| Requirements |
Pick out each line below containing "page".

| Given data |
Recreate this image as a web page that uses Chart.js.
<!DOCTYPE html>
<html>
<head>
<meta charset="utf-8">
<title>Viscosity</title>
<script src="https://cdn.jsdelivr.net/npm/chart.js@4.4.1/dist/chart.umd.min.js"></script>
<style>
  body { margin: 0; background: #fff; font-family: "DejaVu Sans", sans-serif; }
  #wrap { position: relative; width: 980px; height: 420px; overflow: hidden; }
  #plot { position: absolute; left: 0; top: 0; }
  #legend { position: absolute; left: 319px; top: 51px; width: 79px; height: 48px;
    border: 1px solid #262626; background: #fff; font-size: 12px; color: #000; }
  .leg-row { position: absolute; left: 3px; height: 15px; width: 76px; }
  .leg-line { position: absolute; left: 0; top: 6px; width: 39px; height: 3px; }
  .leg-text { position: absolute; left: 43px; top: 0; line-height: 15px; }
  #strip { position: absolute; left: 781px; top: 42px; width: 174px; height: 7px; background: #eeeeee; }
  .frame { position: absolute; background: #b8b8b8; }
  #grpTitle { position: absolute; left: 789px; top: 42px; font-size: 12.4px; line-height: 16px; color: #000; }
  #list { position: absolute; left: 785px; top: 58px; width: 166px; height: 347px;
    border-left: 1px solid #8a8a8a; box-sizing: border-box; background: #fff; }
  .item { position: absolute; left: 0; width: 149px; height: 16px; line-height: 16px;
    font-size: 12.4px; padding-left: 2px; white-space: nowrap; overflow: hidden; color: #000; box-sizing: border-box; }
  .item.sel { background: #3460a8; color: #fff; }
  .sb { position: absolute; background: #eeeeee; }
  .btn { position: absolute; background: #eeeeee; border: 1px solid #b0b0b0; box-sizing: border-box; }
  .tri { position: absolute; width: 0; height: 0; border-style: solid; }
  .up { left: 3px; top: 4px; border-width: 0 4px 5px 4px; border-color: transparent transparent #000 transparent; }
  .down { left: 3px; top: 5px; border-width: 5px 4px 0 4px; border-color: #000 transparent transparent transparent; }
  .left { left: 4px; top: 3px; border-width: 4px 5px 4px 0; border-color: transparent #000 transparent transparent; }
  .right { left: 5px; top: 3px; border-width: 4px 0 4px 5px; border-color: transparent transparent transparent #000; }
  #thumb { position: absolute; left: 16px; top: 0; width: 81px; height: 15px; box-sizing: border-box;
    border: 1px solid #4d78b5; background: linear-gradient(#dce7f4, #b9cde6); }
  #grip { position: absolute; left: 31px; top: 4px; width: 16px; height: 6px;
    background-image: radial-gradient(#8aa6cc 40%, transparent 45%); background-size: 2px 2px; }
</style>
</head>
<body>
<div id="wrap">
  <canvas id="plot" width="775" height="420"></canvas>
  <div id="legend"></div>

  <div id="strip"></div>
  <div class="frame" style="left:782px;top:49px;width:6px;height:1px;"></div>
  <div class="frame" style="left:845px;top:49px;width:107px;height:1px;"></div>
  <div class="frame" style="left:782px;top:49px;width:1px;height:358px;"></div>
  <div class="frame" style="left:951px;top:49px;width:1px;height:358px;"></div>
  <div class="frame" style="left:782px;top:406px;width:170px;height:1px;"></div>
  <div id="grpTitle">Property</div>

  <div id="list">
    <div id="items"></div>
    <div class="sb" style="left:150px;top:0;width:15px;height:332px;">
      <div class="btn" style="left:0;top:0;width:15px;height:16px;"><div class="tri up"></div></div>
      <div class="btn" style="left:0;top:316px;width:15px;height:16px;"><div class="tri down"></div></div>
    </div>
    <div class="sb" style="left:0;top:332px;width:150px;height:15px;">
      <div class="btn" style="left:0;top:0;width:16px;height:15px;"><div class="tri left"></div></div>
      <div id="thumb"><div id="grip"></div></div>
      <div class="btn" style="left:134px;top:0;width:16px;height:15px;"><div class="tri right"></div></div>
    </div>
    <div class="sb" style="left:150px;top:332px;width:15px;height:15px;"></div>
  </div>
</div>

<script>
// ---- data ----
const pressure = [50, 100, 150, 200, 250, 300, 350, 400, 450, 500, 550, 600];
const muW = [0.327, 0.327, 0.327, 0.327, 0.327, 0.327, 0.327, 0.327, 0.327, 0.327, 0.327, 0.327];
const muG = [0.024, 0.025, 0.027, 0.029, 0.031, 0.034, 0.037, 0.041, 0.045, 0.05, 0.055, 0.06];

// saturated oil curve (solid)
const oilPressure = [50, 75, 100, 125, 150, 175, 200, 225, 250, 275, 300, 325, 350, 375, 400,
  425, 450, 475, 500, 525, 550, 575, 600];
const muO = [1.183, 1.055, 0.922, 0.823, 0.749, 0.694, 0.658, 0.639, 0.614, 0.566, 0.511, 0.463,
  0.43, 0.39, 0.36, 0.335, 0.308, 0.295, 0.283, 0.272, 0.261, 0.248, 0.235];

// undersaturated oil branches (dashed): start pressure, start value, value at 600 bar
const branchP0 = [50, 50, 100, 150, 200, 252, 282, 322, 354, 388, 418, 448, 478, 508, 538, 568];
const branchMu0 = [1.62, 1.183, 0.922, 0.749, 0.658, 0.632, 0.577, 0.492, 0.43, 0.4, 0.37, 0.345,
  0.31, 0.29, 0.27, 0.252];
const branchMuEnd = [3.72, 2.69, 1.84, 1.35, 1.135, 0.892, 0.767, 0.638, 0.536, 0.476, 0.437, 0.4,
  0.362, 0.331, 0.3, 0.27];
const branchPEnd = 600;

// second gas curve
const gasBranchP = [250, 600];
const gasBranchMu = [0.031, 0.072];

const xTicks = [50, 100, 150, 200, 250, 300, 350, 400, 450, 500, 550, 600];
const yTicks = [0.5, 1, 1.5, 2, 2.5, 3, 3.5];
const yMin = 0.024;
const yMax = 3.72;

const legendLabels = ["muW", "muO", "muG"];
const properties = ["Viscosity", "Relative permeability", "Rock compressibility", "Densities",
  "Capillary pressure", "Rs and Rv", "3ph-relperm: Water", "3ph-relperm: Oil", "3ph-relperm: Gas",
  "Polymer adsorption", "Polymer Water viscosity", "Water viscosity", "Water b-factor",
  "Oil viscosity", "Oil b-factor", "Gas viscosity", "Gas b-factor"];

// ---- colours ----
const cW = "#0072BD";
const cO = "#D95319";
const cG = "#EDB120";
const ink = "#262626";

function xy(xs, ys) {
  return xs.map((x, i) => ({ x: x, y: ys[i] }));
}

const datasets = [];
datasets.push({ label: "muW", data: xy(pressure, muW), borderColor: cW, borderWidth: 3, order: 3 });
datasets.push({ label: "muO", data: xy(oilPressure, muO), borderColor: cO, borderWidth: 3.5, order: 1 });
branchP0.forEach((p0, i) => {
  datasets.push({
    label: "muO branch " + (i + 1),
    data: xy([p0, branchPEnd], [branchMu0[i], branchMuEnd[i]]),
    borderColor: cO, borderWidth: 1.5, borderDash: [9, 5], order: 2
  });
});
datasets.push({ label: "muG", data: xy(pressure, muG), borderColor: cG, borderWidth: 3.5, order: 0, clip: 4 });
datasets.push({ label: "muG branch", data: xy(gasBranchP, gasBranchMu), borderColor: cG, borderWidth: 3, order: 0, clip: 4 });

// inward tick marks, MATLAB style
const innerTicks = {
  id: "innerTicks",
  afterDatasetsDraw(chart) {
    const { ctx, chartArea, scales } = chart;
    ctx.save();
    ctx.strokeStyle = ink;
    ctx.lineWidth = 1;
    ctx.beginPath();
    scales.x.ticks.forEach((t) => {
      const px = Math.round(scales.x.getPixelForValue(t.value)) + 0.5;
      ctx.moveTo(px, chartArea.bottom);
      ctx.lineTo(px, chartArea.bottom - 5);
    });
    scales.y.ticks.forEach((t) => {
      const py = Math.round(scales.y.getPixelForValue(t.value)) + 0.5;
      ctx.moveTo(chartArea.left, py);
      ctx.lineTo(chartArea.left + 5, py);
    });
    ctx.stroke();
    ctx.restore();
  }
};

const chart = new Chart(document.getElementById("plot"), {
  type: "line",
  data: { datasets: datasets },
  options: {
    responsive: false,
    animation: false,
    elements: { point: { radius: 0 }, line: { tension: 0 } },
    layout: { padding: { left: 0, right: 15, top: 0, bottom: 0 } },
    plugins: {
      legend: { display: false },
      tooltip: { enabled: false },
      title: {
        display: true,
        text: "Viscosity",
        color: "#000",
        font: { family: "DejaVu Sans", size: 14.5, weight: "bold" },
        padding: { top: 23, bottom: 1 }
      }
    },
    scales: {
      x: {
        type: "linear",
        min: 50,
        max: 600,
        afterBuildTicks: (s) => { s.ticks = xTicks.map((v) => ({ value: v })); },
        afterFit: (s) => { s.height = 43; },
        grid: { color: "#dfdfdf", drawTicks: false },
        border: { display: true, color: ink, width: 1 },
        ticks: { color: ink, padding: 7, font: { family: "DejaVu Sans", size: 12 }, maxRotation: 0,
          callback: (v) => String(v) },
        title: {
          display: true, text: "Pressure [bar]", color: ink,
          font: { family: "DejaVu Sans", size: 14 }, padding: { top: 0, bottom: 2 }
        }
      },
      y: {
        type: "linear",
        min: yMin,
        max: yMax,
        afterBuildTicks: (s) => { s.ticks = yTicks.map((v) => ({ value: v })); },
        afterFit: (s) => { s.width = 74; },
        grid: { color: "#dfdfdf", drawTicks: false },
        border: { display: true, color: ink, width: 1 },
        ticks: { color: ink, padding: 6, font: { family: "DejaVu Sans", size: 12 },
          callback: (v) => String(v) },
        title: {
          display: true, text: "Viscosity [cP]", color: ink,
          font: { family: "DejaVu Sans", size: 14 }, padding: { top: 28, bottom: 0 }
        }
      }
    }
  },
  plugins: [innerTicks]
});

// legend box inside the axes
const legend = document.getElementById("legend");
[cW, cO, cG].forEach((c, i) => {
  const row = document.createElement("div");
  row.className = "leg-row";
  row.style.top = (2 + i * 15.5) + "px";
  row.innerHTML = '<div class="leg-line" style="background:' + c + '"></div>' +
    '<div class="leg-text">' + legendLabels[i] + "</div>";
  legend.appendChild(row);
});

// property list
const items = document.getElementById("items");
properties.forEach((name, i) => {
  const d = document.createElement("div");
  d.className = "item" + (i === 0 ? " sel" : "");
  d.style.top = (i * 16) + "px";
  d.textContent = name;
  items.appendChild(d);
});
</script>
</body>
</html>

---

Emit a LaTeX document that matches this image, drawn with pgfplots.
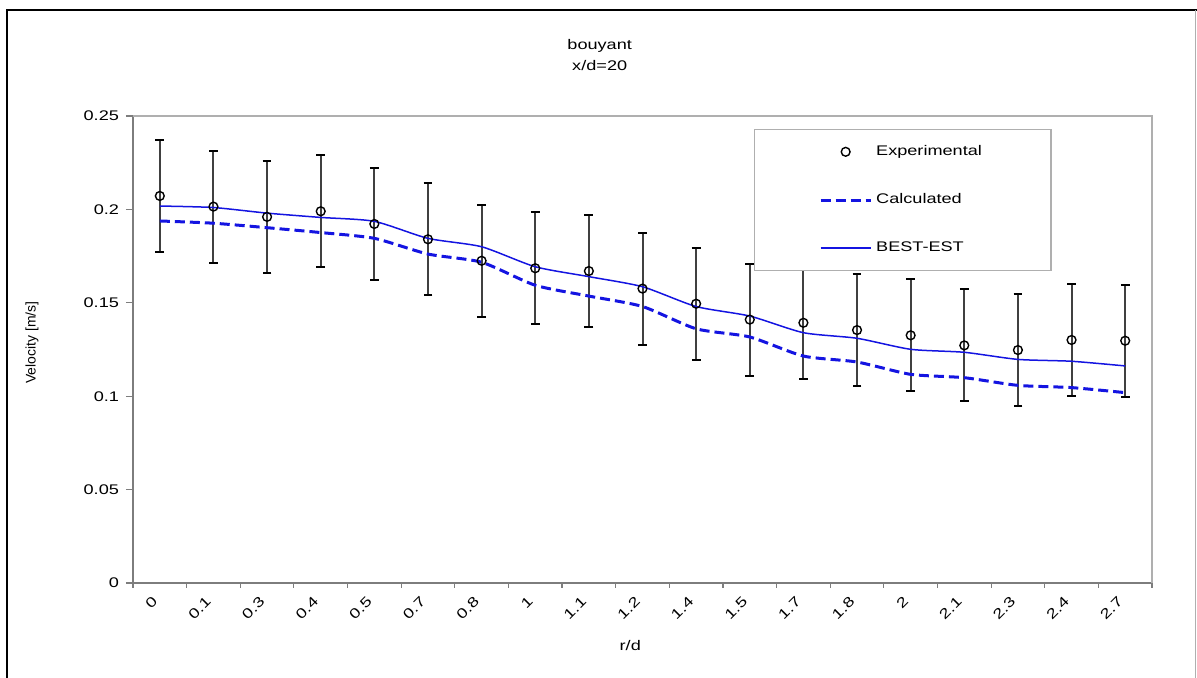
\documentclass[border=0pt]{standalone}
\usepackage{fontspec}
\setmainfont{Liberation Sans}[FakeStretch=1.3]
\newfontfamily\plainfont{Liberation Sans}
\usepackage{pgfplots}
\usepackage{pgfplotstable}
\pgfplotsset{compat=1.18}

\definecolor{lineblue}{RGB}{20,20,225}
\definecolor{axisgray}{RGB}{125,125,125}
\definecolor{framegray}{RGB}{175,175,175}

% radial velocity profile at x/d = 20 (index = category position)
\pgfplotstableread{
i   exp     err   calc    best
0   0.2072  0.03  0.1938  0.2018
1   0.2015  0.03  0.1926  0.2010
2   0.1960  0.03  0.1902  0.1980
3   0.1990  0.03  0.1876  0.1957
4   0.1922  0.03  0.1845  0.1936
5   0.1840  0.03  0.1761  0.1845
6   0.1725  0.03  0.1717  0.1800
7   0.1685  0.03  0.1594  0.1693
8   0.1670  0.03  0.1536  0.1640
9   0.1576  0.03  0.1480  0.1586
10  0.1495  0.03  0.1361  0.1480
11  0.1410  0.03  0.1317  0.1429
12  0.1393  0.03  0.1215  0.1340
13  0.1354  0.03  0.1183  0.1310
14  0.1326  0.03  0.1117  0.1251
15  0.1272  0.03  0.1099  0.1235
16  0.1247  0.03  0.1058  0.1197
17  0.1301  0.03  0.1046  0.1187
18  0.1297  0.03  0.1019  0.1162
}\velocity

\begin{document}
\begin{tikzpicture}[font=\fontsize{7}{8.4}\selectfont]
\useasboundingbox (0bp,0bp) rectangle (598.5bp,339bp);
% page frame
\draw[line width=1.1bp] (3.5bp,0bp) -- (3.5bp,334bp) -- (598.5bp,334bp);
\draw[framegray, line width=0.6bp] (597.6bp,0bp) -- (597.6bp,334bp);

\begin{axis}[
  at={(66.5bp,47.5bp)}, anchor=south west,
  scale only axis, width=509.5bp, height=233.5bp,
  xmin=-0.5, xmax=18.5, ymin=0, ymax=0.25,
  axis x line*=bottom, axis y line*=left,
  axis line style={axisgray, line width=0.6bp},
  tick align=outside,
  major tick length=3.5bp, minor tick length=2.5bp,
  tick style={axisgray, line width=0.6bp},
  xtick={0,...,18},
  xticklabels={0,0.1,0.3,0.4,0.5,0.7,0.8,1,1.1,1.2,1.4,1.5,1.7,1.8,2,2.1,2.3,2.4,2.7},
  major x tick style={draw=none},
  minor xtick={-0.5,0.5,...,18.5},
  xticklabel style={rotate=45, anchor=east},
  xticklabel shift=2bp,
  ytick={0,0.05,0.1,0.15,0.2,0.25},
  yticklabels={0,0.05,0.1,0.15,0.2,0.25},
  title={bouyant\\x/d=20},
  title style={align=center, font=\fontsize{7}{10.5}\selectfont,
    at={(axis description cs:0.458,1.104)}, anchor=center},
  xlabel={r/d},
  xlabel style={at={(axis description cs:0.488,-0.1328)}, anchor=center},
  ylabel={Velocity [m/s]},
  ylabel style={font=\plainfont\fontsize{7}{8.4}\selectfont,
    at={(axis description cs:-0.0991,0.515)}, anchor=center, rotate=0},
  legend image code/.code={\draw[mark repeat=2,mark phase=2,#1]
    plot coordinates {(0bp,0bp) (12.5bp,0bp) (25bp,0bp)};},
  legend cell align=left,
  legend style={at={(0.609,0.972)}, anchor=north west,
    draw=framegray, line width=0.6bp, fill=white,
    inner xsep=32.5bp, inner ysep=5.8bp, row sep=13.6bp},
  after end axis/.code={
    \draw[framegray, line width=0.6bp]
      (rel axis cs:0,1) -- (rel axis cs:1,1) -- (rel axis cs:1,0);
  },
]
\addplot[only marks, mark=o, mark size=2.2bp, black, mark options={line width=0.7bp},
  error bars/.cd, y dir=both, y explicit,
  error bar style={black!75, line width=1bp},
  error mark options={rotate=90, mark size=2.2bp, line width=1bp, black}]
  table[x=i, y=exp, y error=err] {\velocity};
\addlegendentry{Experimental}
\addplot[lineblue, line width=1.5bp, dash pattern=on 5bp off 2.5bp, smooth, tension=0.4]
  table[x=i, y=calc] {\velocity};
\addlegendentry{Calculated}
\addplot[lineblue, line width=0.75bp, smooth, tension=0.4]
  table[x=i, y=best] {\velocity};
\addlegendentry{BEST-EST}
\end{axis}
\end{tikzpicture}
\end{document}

| Completed task |
Recreate this image as a web page that uses Chart.js.
% page frame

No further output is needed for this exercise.